Restate exactly the lines of the entries below, beginning with the first and ending with the line that holds "naranja = '#ff420e'". Pictures are not copied.

**DATA TO PROCESS**
>> start

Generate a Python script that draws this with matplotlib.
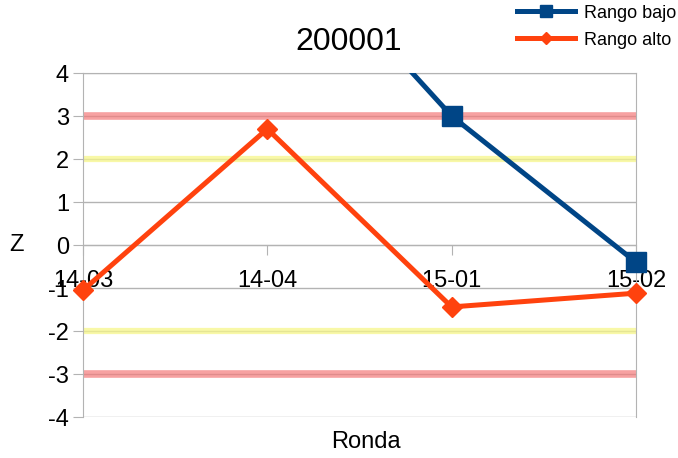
import numpy as np
import matplotlib.pyplot as plt
from matplotlib.lines import Line2D

plt.rcParams['font.family'] = ['Liberation Sans', 'DejaVu Sans']
plt.rcParams['axes.unicode_minus'] = False

rondas = ['14-03', '14-04', '15-01', '15-02']
rango_bajo = [np.nan, 7.7, 3.0, -0.4]
rango_alto = [-1.05, 2.7, -1.44, -1.12]

azul = '#004586'
naranja = '#ff420e'

fig = plt.figure(figsize=(6.78, 4.58), dpi=100)
ax = fig.add_axes([0.1224, 0.0895, 0.8156, 0.7511])

x = np.arange(len(rondas))
ymin, ymax = -4, 4

# bandas de referencia
for v in (3, -3):
    ax.axhline(v, color='#f47a7a', alpha=0.7, lw=5.5, zorder=2)
for v in (2, -2):
    ax.axhline(v, color='#f6f68a', alpha=0.75, lw=4.5, zorder=2)

# la línea se recorta en el área, los marcadores no
bajo = np.array(rango_bajo)
ax.plot(x, bajo, color=azul, lw=3.6, zorder=4)
visibles = np.where((bajo >= ymin) & (bajo <= ymax), bajo, np.nan)
ax.plot(x, visibles, color=azul, lw=0, marker='s', ms=14, zorder=5, clip_on=False)

ax.plot(x, rango_alto, color=naranja, lw=3.6, marker='D', ms=10, zorder=4, clip_on=False)

ax.set_xlim(0, 3)
ax.set_ylim(ymin, ymax)
ax.set_yticks(range(ymin, ymax + 1))
ax.set_xticks(x)
ax.set_xticklabels(rondas)
ax.grid(axis='y', color='#b3b3b3', lw=1, zorder=1)
ax.set_axisbelow(True)

ax.spines['bottom'].set_position(('data', 0))
for s in ax.spines.values():
    s.set_color('#b3b3b3')
ax.tick_params(axis='x', colors='#b3b3b3', labelcolor='black', labelsize=17,
               length=7, direction='out', pad=11)
ax.tick_params(axis='y', colors='#b3b3b3', labelcolor='black', labelsize=17,
               length=7, direction='out', pad=3)

fig.text(0.514, 0.908, '200001', ha='center', va='center', fontsize=23)
fig.text(0.540, 0.035, 'Ronda', ha='center', va='center', fontsize=17)
fig.text(0.024, 0.465, 'Z', ha='center', va='center', fontsize=17)

handles = [Line2D([], [], color=azul, lw=3.6, marker='s', ms=8),
           Line2D([], [], color=naranja, lw=3.6, marker='D', ms=6)]
fig.legend(handles, ['Rango bajo', 'Rango alto'], loc='upper left',
           bbox_to_anchor=(0.7625, 0.99), frameon=False, fontsize=13,
           handlelength=3.2, handletextpad=0.5, labelspacing=0.55,
           borderaxespad=0, borderpad=0)

fig.savefig('out.png', dpi=100)
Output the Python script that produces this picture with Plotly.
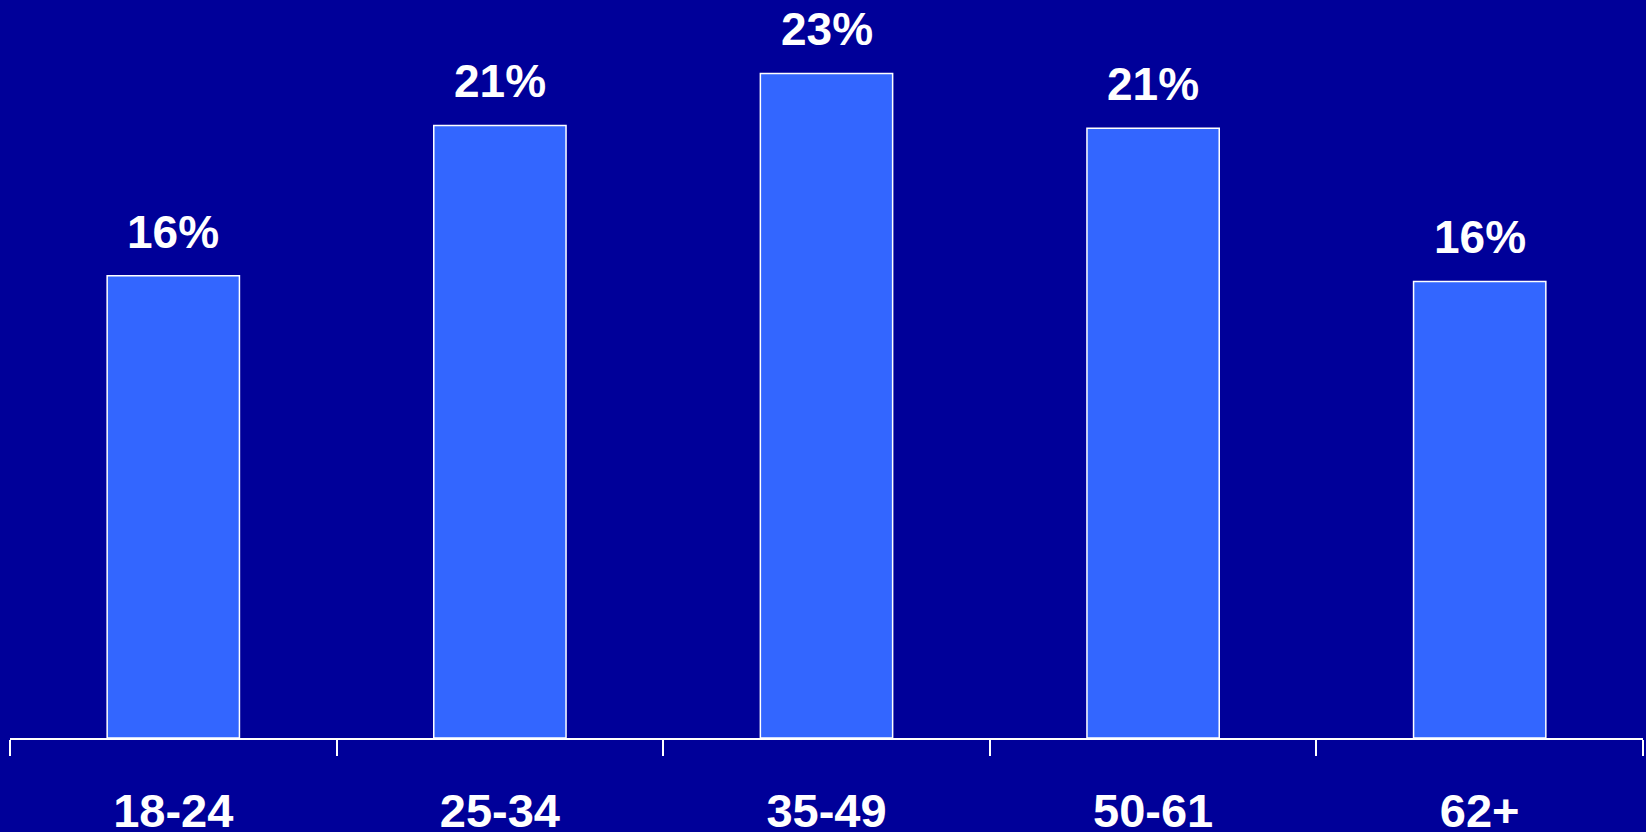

>> end

**THE OUTPUT**
Generate a Python script that draws this with matplotlib.
import numpy as np
import matplotlib.pyplot as plt
from matplotlib.lines import Line2D

plt.rcParams['font.family'] = ['Liberation Sans', 'DejaVu Sans']
plt.rcParams['axes.unicode_minus'] = False

rondas = ['14-03', '14-04', '15-01', '15-02']
rango_bajo = [np.nan, 7.7, 3.0, -0.4]
rango_alto = [-1.05, 2.7, -1.44, -1.12]

azul = '#004586'
naranja = '#ff420e'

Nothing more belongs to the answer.